The session also featured KuCoin's new brand film with global brand ambassador Adam Scott. Debuting in Australia, the campaign highlights shared values of discipline, resilience, and long-term focus, further supported by KuCoin's role as Official Partner and exclusive crypto exchange partner of the 2025 BMW Australian PGA Championship.
Looking to the future, BC Wong noted that digital and traditional finance are no longer separate systems but "one ecosystem with two origins—now converging." As assets, payments, and trading continue to digitise, KuCoin aims to provide secure, transparent access to this integrated financial future.

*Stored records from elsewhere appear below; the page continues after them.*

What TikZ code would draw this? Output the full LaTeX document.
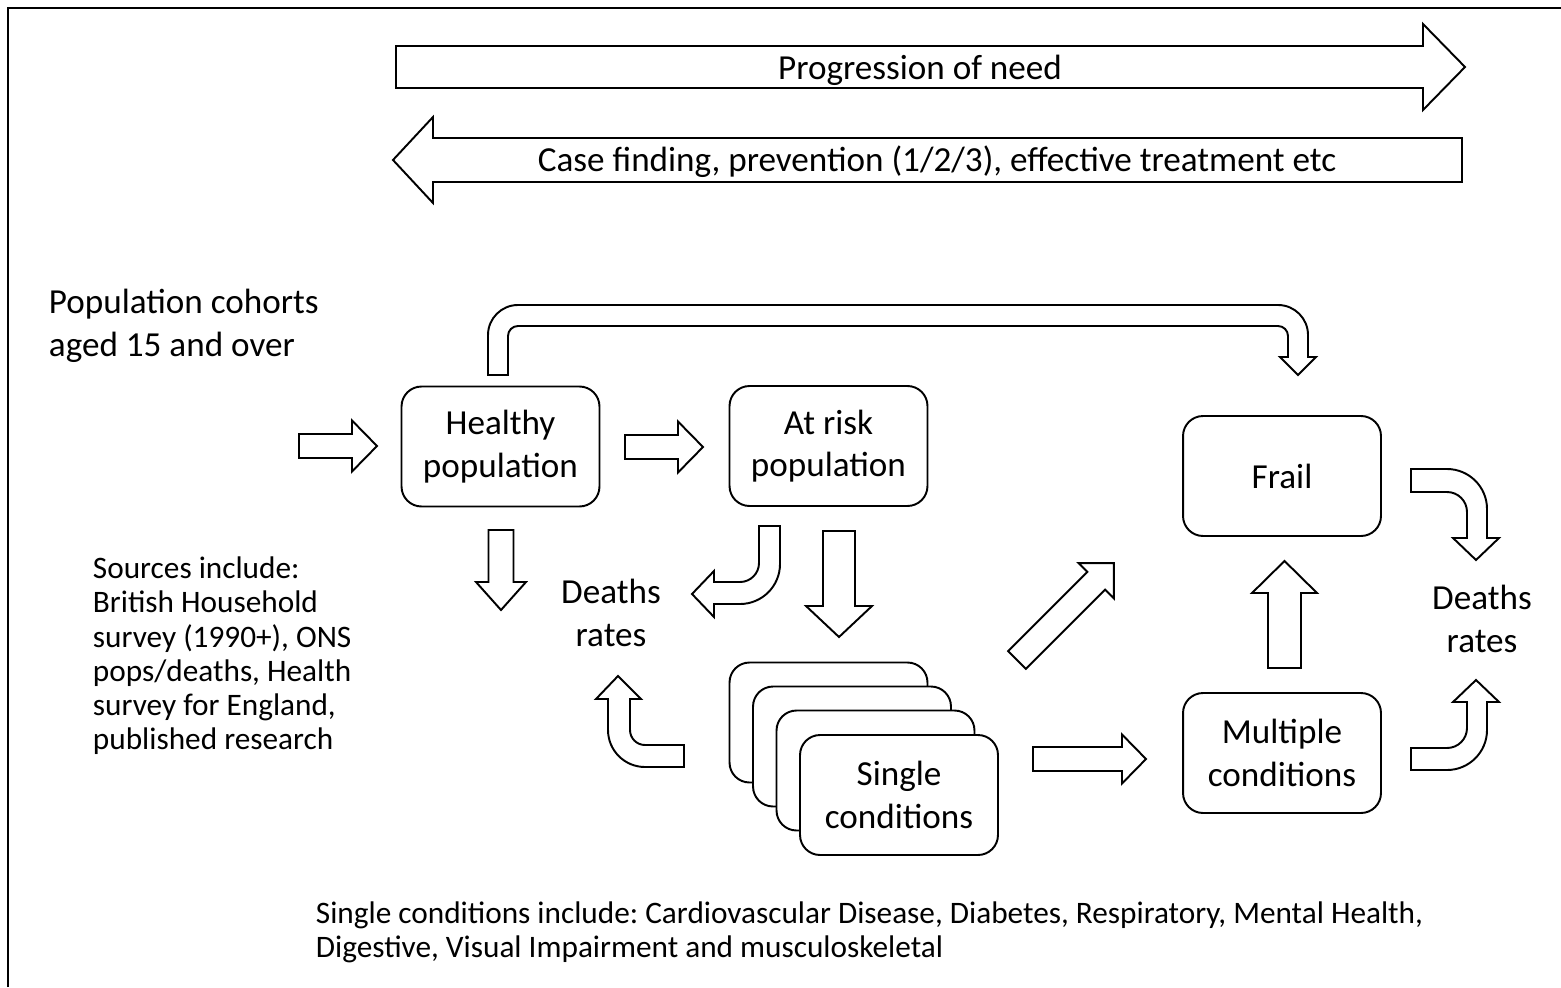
\documentclass[tikz,border=0pt]{standalone}
\usepackage{fontspec}
\setmainfont{Carlito}
\frenchspacing
\newcommand{\largetxt}{\fontsize{20}{24.2}\selectfont}
\newcommand{\smalltxt}{\fontsize{17.8}{19.5}\selectfont}
\newcommand{\fatarrow}[6]{%
  \draw[fat, shift={#1}, rotate=#2] (0,-#4) -- ({#3-#6},-#4) -- ({#3-#6},-#5) -- (#3,0)
    -- ({#3-#6},#5) -- ({#3-#6},#4) -- (0,#4) -- cycle;}
\begin{document}
\begin{tikzpicture}[
        x=0.02cm, y=-0.02cm, line width=1.1pt,
        box/.style={draw, fill=white, rounded corners=0.4cm, minimum width=3.96cm, minimum height=2.4cm, align=center, font=\largetxt},
        lbl/.style={align=center, font=\largetxt, inner sep=0pt},
        side/.style={align=left, font=\largetxt, inner sep=0pt, anchor=west},
        note/.style={align=left, font=\smalltxt, inner sep=0pt, anchor=west},
        fat/.style={draw, fill=white, line join=miter}
        ]
        \useasboundingbox (0,0) rectangle (1561,987);
        \draw (8,987) -- (8,8) -- (1561,8);
        % top banners
        \fatarrow{(396,67)}{0}{1069}{21}{43}{42}
        \node[lbl] (progress) at (920,70) {Progression of need};
        \fatarrow{(1462,160)}{180}{1069}{22}{43}{40}
        \node[lbl] (casefind) at (937,162) {Case finding, prevention (1/2/3), effective treatment etc};
        \node[side] (cohorts) at (48,326) {Population cohorts\\aged 15 and over};
        % states
        \node[box] (healthy) at (500.5,446.5) {Healthy\\population};
        \node[box] (atrisk) at (828.5,446) {At risk\\population};
        \node[box] (frail) at (1282,476) {Frail};
        \node[box] (multiple) at (1282,753) {Multiple\\conditions};
        \foreach \i in {0,1,2}
            \node[box] (single\i) at ({828.5+23.5*\i},{722.5+24*\i}) {};
        \node[box] (single) at (899,795) {Single\\conditions};
        \node[lbl] (deathsL) at (611,613) {Deaths\\rates};
        \node[lbl] (deathsR) at (1482,619) {Deaths\\rates};
        \node[note] (sources) at (92,656) {Sources include:\\British Household\\survey (1990+), ONS\\pops/deaths, Health\\survey for England,\\published research};
        \node[note] (examples) at (315,932) {Single conditions include: Cardiovascular Disease, Diabetes, Respiratory, Mental Health,\\Digestive, Visual Impairment and musculoskeletal};
        % straight arrows
        \fatarrow{(299,446)}{0}{78}{12}{25.5}{25}
        \fatarrow{(625,447)}{0}{78}{12}{25.5}{25}
        \fatarrow{(501,530)}{-90}{80}{12.5}{25}{28}
        \fatarrow{(839,531)}{-90}{106}{16}{33}{31}
        \fatarrow{(1284.5,668)}{90}{107}{16.5}{32.5}{32}
        \fatarrow{(1033,759)}{0}{113}{12}{24.5}{24}
        \fatarrow{(1017,660)}{45}{137}{12.5}{25}{25}
        % bent arrows
        \draw[fat] (488,375) -- (488,335) arc[start angle=180, end angle=270, radius=30] -- (1278,305)
            arc[start angle=270, end angle=360, radius=30] -- (1308,357) -- (1316,357) -- (1298,375)
            -- (1280,357) -- (1288,357) -- (1288,336) arc[start angle=0, end angle=-90, radius=10]
            -- (518,326) arc[start angle=270, end angle=180, radius=10] -- (508,375) -- cycle;
        \draw[fat] (759,526) -- (759,563) arc[start angle=0, end angle=90, radius=19] -- (714,582)
            -- (714,571) -- (692,594) -- (714,617) -- (714,604) -- (740,604)
            arc[start angle=90, end angle=0, radius=40] -- (780,526) -- cycle;
        \draw[fat] (684,745) -- (645,745) arc[start angle=90, end angle=180, radius=15] -- (630,699)
            -- (641,699) -- (618,676) -- (596,699) -- (608,699) -- (608,730)
            arc[start angle=180, end angle=90, radius=37] -- (684,767) -- cycle;
        \draw[fat] (1411,469) -- (1447,469) arc[start angle=-90, end angle=0, radius=40] -- (1487,538)
            -- (1499,538) -- (1476,560) -- (1453,538) -- (1467,538) -- (1467,512)
            arc[start angle=0, end angle=-90, radius=20] -- (1411,492) -- cycle;
        \draw[fat] (1411,770) -- (1447,770) arc[start angle=90, end angle=0, radius=40] -- (1487,702)
            -- (1499,702) -- (1476,680) -- (1453,702) -- (1467,702) -- (1467,728)
            arc[start angle=0, end angle=90, radius=20] -- (1411,748) -- cycle;
\end{tikzpicture}
\end{document}
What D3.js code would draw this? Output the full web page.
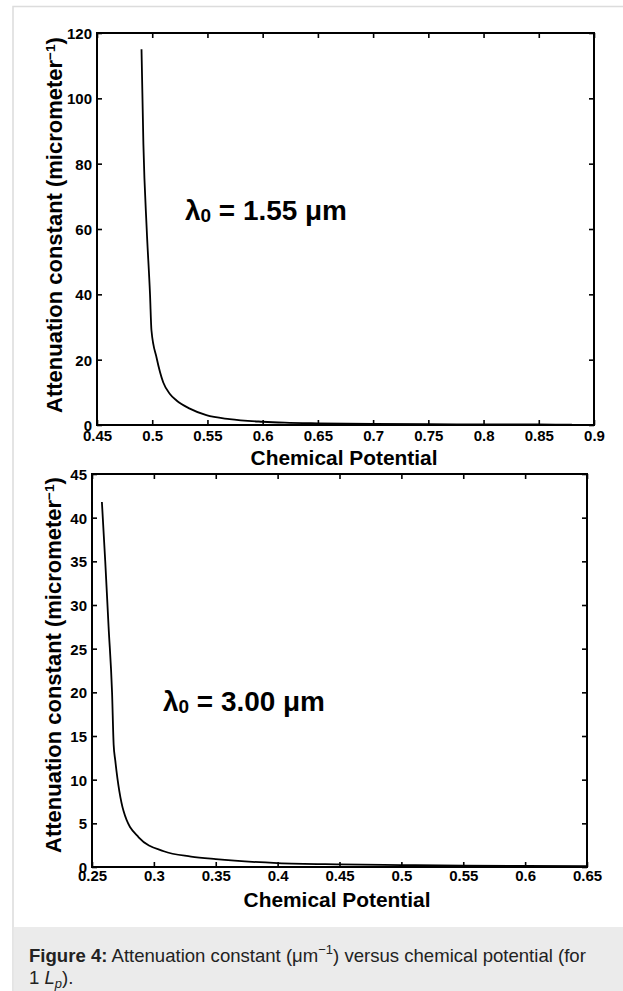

This discussion builds on KuCoin's broader Australian expansion, including new roles across compliance, operations, cybersecurity, and product development. With a focus on regulatory alignment and cultural integration, KuCoin aims to support a more mature and trusted crypto ecosystem in Australia.
About KuCoin
Founded in 2017, KuCoin is a leading global crypto platform built on trust, serving over 40 million users across 200+ countries and regions. With established recognition for its reliability, the platform leverages cutting-edge blockchain technology, robust liquidity solutions, and advanced user account protections to deliver a secure trading environment. KuCoin offers access to 1,000+ digital assets and solutions, including Web3 wallet, Spot and Futures trading, institutional services, and payments. Recognised by Forbes as one of the "Best Crypto Apps & Exchanges" and a "Top 50 Global Unicorn" by Hurun. KuCoin holds SOC 2 Type II, ISO 27001:2022, ISO 27701:2025, and CCSS certifications and is committed to security, compliance, and innovation under the leadership of CEO BC Wong. Notably, KuCoin is the only top global exchange to have achieved all four major security certifications, underscoring its industry-leading standards in safeguarding user assets.